Poverty is correlated with crime, but it is widely assumed that it should not be a defense. In the 1970s, Judge David Bazelon challenged this assumption, proposing a rotten social background defense, that is, how growing up under circumstances of severe deprivation can subsequently impact a criminal defendant's mental state and actions. Relatedly, other theorists have posited that poverty should be a defense to crime based on poverty's coercive aspects or because society forfeits its right to condemn when it tolerates significant economic inequality. Critics counter that a poverty defense should not be adopted because it is not only inconsistent with American norms of individual responsibility, but also practically impossible. This vigorous debate has been deemed an ivory tower exercise. Yet scholars have entirely overlooked that a poverty defense is utilized in thousands of cases a year.

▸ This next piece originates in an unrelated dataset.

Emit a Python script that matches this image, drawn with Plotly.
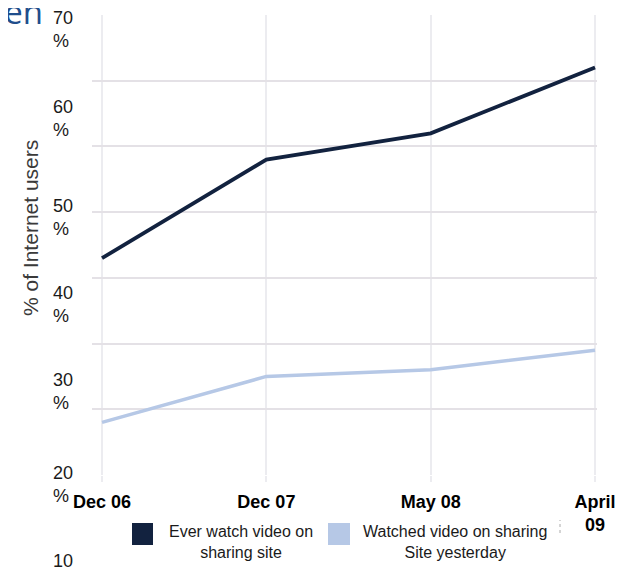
import plotly.graph_objects as go

# ---- data ----
periods = ["Dec 06", "Dec 07", "May 08", "April 09"]
period_labels = ["Dec 06", "Dec 07", "May 08", "April<br>09"]
ever_watch = [33, 48, 52, 62]
watched_yesterday = [8, 15, 16, 19]
series_names = ["Ever watch video on<br>sharing site", "Watched video on sharing<br>Site yesterday"]
y_tick_labels = ["70<br>%", "60<br>%", "50<br>%", "40<br>%", "30<br>%", "20<br>%", "10"]

DARK = "#12223f"
LIGHT = "#b6c8e6"

# page body has an 8px margin: lay the figure out in window pixels minus that offset
OFF = 8
W, H = 626 - OFF, 573 - OFF
ML, MT = 92 - OFF, 15 - OFF
PW, PH = 505, 460
MR, MB = W - ML - PW, H - MT - PH


def px(xp):
    return (xp - OFF - ML) / PW


def py(yp):
    return (MT + PH - (yp - OFF)) / PH


fig = go.Figure()
xi = list(range(len(periods)))
fig.add_trace(go.Scatter(x=xi, y=ever_watch, mode="lines", name=series_names[0],
                         line=dict(color=DARK, width=3.8), showlegend=False, cliponaxis=False))
fig.add_trace(go.Scatter(x=xi, y=watched_yesterday, mode="lines", name=series_names[1],
                         line=dict(color=LIGHT, width=3.5), showlegend=False, cliponaxis=False))

annotations = []
# misplaced y tick labels (as in the original)
label_centers = [29, 118, 217, 304, 391, 484, 561]
for txt, yc in zip(y_tick_labels, label_centers):
    annotations.append(dict(text=txt, x=px(51), y=py(yc), xref="paper", yref="paper",
                            xanchor="left", yanchor="middle", showarrow=False, align="left",
                            font=dict(family="Arial, Liberation Sans", size=18, color="#1a1a1a")))
# y title
annotations.append(dict(text="% of Internet users", x=px(30), y=py(228), xref="paper", yref="paper",
                        textangle=-90, showarrow=False, xanchor="center", yanchor="middle",
                        font=dict(family="Arial, Liberation Sans", size=21, color="#3a3a3a")))
# partial title top-left
annotations.append(dict(text="ken", x=px(45), y=py(36), xref="paper", yref="paper",
                        xanchor="right", yanchor="bottom", showarrow=False,
                        font=dict(family="Open Sans", size=33, color="#1f4e8c")))
# legend text
legend_text_x = [241, 455]
for txt, xc in zip(series_names, legend_text_x):
    annotations.append(dict(text=txt, x=px(xc), y=py(542), xref="paper", yref="paper",
                            xanchor="center", yanchor="middle", showarrow=False, align="center",
                            font=dict(family="Arial, Liberation Sans", size=16, color="#1a1a1a")))

shapes = []
for (x0, x1), c in zip([(132, 153), (328, 350)], [DARK, LIGHT]):
    shapes.append(dict(type="rect", xref="paper", yref="paper", x0=px(x0), x1=px(x1),
                       y0=py(545), y1=py(523), fillcolor=c, line=dict(width=0)))
shapes.append(dict(type="line", xref="paper", yref="paper", x0=px(560), x1=px(560),
                   y0=py(533), y1=py(520), line=dict(color="#aaaaaa", width=1, dash="dot")))

fig.update_layout(
    width=W, height=H, autosize=False,
    margin=dict(l=ML, r=MR, t=MT, b=MB, pad=0),
    paper_bgcolor="white", plot_bgcolor="white",
    annotations=annotations, shapes=shapes,
    xaxis=dict(range=[-0.061, 3.012], tickvals=xi, ticktext=period_labels,
               showgrid=True, gridcolor="#ececf0", gridwidth=1.5,
               ticks="outside", ticklen=6, tickcolor="#ececf0", tickwidth=1.5,
               ticklabelstandoff=4,
               zeroline=False, showline=False,
               tickfont=dict(family="Arial, Liberation Sans", size=18, color="#000000", weight="bold")),
    yaxis=dict(range=[0, 70], dtick=10, showgrid=True, gridcolor="#e4e1e6", gridwidth=2,
               showticklabels=False, zeroline=False, showline=False),
)

fig.write_html("out.html")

In both civil and criminal child neglect cases, various states excuse conduct that would otherwise be neglect on account of a parent's poverty. In short, a poverty defense is not hypothetical. Courts' interpretations of the poverty defense in child neglect cases reflect the various theoretical strands posited by scholars. The case law reveals that a poverty defense is workable, but that its potential to help poor defendants is limited unless courts have a rich, multi-dimensional understanding of the causes and effects of poverty. This article explains how the poverty defense works in practice in child welfare cases, and can guide scholars, and more importantly, lawmakers and courts, in considering whether to extend a poverty defense to other areas of the law.